The ribonuclease inhibitor withstands the chemical conditions required for collagen film formation. Using a commercial RNAse activity assay, we find collagen type I, isolated from rat tail, contains intrinsic nucleases activity as indicated by the emission peak at ~520 nm. Treatment of the collagen sample with the addition of 40 U of RNase inhibitor inhibits nuclease activity. Finally, treating a collagen sample with an inhibitor that has undergone a pH cycle to pH ~10 (a pH at which the inhibitor loses activity) back to pH 7 still inhibits nuclease activity, indicating the inhibitor can withstand the conditions of collagen gel formation.
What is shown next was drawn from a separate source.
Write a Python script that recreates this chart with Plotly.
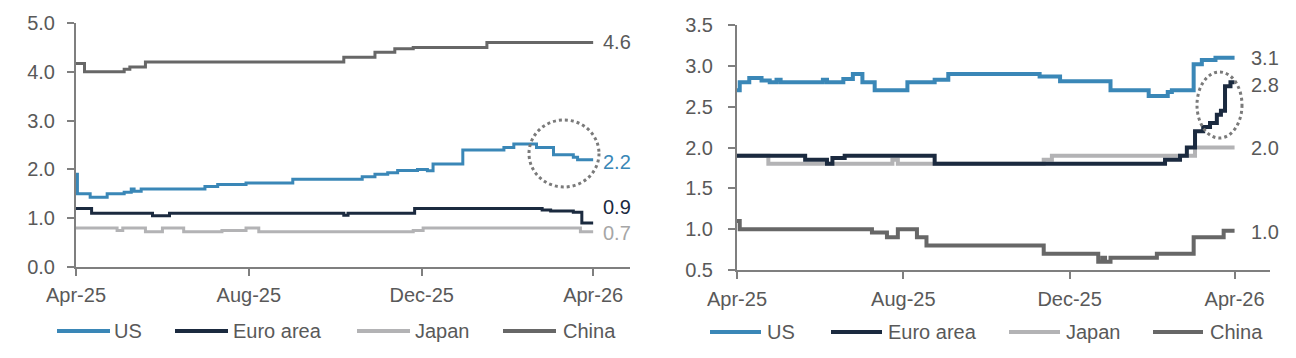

RI is present before the polymerization of the hydrogel membrane, it is likely it is still present in the hydrogel film. Furthermore, we believe that the RI may be adding a layer of active protection on the sensor surface. The observation that RNAse inhibitors are in the collagen matrix indicates that the collagen film provides two layers of protection to the surface. The first is a nonspecific protection afforded by the size exclusion properties of the polymer mesh film. The second is the specific interaction between encapsulated RNAse inhibitors and potentially and nucleases that can diffuse through the porous network. We previously reported the protection of RNA aptamer sensor surfaces with a polyacrylamide film, however, even with these films, we observed a reduction of ~30% current before stabilization.¹⁵ Here we find that the collagen-based membrane provides superior protection compared to polyacrylamide. However, if we employ the collagen I coated sensors incubated with serum at a pH ~ 10, a pH at which the RI should be inactivate, we observed a significant signal decrease (~30 %) over the time course of 6 hours, similar to the report by Schoukroun-Barnes et al. using a polyacrylamide membrane¹⁵ (Figure 6). Similarly, as an alternative strategy to eliminate nucleases from the collagen, we purified collagen using a Sepharose column.^41,42 E-AB sensors coated with collagen I hydrogel purified by affinity chromatography did not withstand employment in blood serum (Figure 6). In summary, only collagen films prepared with RIs provided stable, long-term function in undiluted serum.

Figure 6.

The presence of RNAse inhibitor in the collagen film provides further protection to the E-AB sensor surfaces. Sensors coated with a collagen I membrane with encapsulated RI demonstrated stable signal for up to 6 hours when employed in unadulterated serum. When collagen coated sensors are run in serum at pH 10, a pH at which the RI is not active, the sensor fails to remain stable. Similarly, a sensor coated with collagen I native protein previously purified using ion exchange chromatography on a Sepharose column failed to remain stable in serum.

CONCLUSION

In conclusion, we demonstrate the ability of a collagen I hydrogel membrane with entrapped ribonuclease inhibitors enables long-term stability of RNA-based E-AB sensors in nuclease-rich environments (undiluted, unaltered serum) with unimpeded sensor performance for at least 6 hours. The sensor protection is achieved while still allowing for quantitative titration of target tobramycin binding partner without any sample pre-treatment or nucleic acid chemical modification – something never achieved using E-AB sensors with RNA. While we have previously reported the use of a polyacrylamide hydrogel to protect RNA-based sensors, we find here that collagen pretreated with RI provides superior protection. There is much literature precedence to support the idea of active, hydrogel-encapsulated proteins and enzymes,^43–45 and we believe that the encapsulated inhibitor is providing an added layer of active protection of the sensor surface. Given the generality of E-AB sensor platforms, a large number of RNA aptamers, and the generality of collagen gel formation, we believe this approach should apply to the field of E-AB sensors for the detection of small molecules.